- Work to be completed -
Every line in the data below from the one containing "Output the web" down to the one containing "colors.forEach((c, i) =>", both included, must be retyped exactly; no other line is to appear.

- Data provided -

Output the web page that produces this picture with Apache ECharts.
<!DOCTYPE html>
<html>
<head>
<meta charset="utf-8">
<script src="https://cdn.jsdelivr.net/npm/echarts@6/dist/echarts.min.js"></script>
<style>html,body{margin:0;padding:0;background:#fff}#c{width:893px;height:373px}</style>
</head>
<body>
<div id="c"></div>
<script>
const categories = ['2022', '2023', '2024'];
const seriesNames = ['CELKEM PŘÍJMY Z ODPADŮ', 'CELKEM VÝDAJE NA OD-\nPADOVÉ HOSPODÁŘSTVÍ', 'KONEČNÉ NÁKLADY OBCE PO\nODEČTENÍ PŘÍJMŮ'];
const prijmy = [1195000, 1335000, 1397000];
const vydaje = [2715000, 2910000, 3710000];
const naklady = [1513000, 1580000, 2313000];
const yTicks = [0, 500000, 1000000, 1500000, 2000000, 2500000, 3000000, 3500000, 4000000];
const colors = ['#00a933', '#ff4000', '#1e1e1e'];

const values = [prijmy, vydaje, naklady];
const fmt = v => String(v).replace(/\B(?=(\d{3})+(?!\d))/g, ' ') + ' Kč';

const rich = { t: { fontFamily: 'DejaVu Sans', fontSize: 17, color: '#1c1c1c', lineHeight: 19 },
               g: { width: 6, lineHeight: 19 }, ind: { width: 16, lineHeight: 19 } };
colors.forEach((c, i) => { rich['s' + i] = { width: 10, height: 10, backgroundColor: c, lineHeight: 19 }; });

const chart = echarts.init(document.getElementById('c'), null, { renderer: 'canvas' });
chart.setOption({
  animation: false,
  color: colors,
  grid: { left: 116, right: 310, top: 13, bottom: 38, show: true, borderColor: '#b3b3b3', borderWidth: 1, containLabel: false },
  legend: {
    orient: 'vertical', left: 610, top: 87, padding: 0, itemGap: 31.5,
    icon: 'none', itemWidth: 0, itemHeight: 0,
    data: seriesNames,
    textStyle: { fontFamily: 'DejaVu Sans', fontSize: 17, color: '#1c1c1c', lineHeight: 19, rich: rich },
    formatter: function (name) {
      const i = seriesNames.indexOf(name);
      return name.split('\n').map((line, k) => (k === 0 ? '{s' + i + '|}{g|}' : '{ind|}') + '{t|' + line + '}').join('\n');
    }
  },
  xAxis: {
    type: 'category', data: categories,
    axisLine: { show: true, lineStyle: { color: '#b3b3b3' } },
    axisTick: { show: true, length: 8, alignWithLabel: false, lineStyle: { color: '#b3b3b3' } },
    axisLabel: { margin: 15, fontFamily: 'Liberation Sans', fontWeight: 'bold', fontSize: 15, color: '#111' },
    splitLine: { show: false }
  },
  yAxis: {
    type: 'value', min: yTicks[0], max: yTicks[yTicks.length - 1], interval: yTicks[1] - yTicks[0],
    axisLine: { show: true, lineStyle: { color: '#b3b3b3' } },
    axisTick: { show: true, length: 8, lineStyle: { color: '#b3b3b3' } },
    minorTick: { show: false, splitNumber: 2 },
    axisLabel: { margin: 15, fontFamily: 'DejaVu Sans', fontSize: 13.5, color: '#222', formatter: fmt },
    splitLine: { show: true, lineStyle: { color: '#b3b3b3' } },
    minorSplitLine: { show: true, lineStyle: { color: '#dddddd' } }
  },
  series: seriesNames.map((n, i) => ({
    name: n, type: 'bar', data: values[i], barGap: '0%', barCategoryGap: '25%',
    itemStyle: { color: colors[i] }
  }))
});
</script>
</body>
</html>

--

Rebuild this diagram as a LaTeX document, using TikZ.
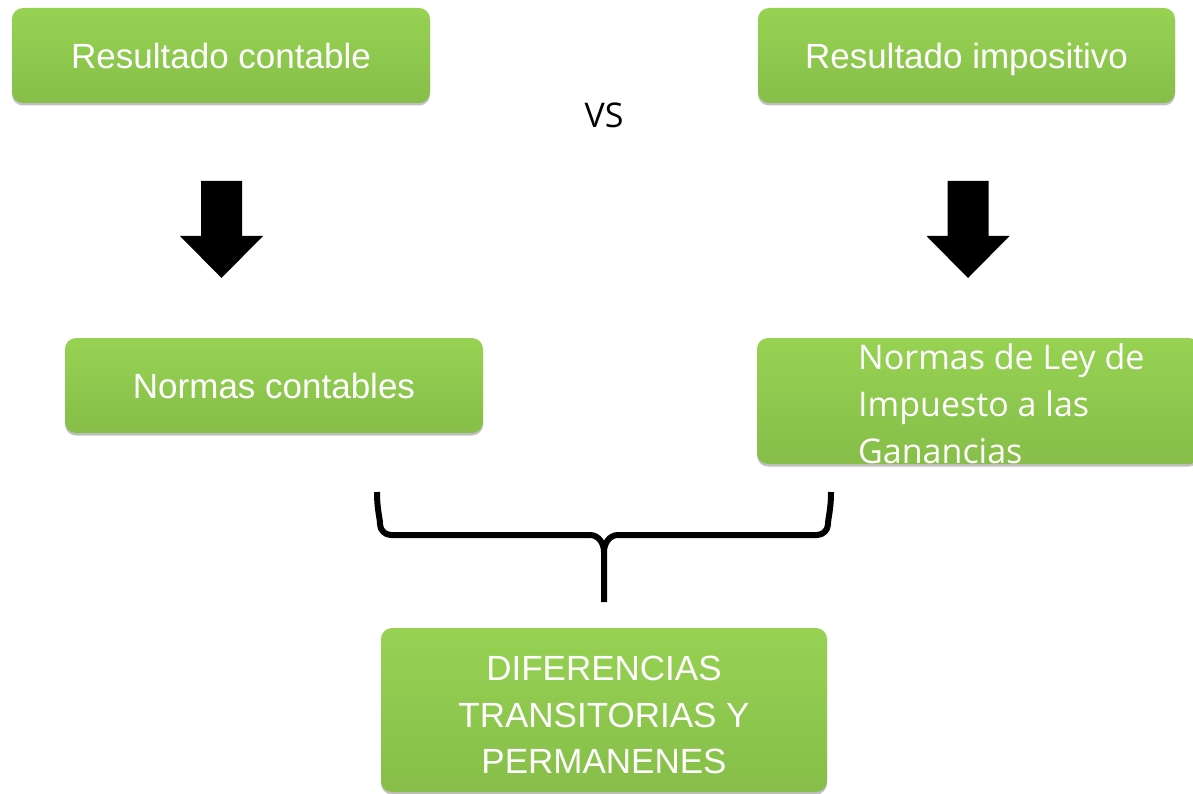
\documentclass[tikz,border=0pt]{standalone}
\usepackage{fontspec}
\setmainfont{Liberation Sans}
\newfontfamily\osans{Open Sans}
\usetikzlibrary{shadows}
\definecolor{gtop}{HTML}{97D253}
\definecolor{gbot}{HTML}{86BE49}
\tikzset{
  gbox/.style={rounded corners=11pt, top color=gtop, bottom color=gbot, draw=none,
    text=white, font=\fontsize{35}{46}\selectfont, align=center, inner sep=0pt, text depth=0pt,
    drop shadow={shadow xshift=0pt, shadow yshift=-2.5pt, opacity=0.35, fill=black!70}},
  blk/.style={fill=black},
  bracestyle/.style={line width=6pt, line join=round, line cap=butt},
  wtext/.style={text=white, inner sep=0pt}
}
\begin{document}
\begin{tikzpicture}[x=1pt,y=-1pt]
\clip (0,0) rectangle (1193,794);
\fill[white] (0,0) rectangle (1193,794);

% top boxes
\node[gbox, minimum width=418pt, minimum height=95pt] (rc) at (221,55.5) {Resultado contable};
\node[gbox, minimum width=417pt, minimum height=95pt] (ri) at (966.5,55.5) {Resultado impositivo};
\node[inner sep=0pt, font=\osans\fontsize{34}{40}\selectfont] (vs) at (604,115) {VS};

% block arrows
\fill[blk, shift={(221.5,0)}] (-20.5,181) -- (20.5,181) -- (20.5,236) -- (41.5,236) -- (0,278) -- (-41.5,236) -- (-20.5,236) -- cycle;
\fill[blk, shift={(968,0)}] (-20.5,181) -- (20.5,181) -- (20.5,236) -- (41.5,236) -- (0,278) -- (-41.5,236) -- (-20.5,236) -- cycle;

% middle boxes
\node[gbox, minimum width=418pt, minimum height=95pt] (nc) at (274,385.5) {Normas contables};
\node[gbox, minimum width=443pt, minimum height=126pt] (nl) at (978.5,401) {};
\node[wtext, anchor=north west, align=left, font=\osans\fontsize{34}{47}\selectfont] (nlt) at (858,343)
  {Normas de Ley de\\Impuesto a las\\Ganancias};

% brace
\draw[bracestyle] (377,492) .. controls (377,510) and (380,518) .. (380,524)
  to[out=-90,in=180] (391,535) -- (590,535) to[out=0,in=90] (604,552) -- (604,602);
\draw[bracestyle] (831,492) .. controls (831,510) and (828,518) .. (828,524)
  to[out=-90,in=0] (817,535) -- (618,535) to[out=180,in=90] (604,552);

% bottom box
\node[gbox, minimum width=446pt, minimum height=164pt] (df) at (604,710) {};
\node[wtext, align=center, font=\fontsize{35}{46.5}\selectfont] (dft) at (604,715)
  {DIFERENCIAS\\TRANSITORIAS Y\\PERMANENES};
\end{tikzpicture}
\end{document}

* * *

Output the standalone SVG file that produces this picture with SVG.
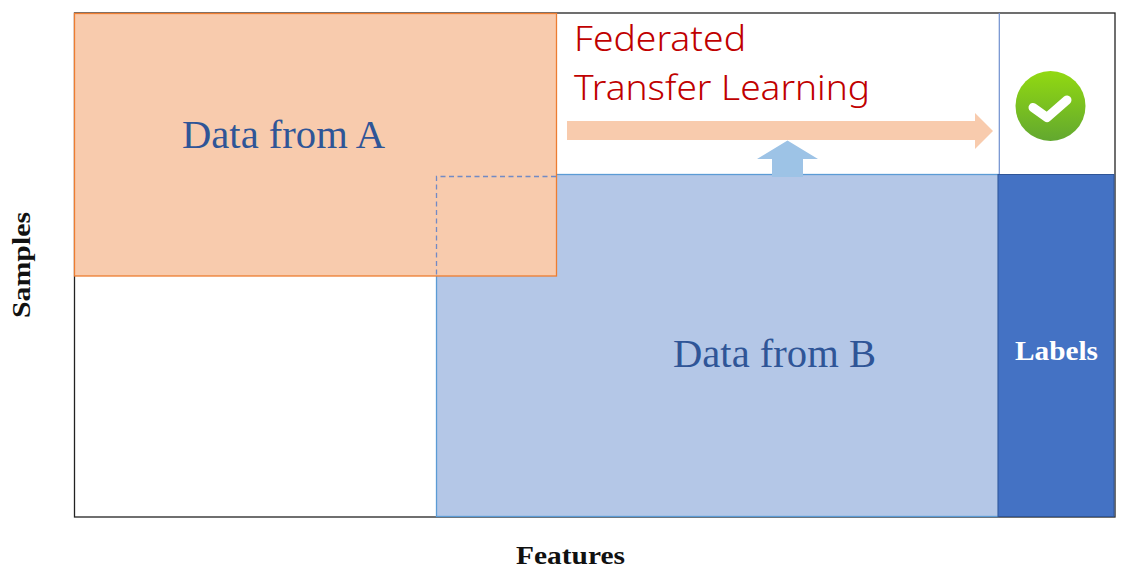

- Answer for this exercise -
Output the web page that produces this picture with Apache ECharts.
<!DOCTYPE html>
<html>
<head>
<meta charset="utf-8">
<script src="https://cdn.jsdelivr.net/npm/echarts@6/dist/echarts.min.js"></script>
<style>html,body{margin:0;padding:0;background:#fff}#c{width:893px;height:373px}</style>
</head>
<body>
<div id="c"></div>
<script>
const categories = ['2022', '2023', '2024'];
const seriesNames = ['CELKEM PŘÍJMY Z ODPADŮ', 'CELKEM VÝDAJE NA OD-\nPADOVÉ HOSPODÁŘSTVÍ', 'KONEČNÉ NÁKLADY OBCE PO\nODEČTENÍ PŘÍJMŮ'];
const prijmy = [1195000, 1335000, 1397000];
const vydaje = [2715000, 2910000, 3710000];
const naklady = [1513000, 1580000, 2313000];
const yTicks = [0, 500000, 1000000, 1500000, 2000000, 2500000, 3000000, 3500000, 4000000];
const colors = ['#00a933', '#ff4000', '#1e1e1e'];

const values = [prijmy, vydaje, naklady];
const fmt = v => String(v).replace(/\B(?=(\d{3})+(?!\d))/g, ' ') + ' Kč';

const rich = { t: { fontFamily: 'DejaVu Sans', fontSize: 17, color: '#1c1c1c', lineHeight: 19 },
               g: { width: 6, lineHeight: 19 }, ind: { width: 16, lineHeight: 19 } };
colors.forEach((c, i) => { rich['s' + i] = { width: 10, height: 10, backgroundColor: c, lineHeight: 19 }; });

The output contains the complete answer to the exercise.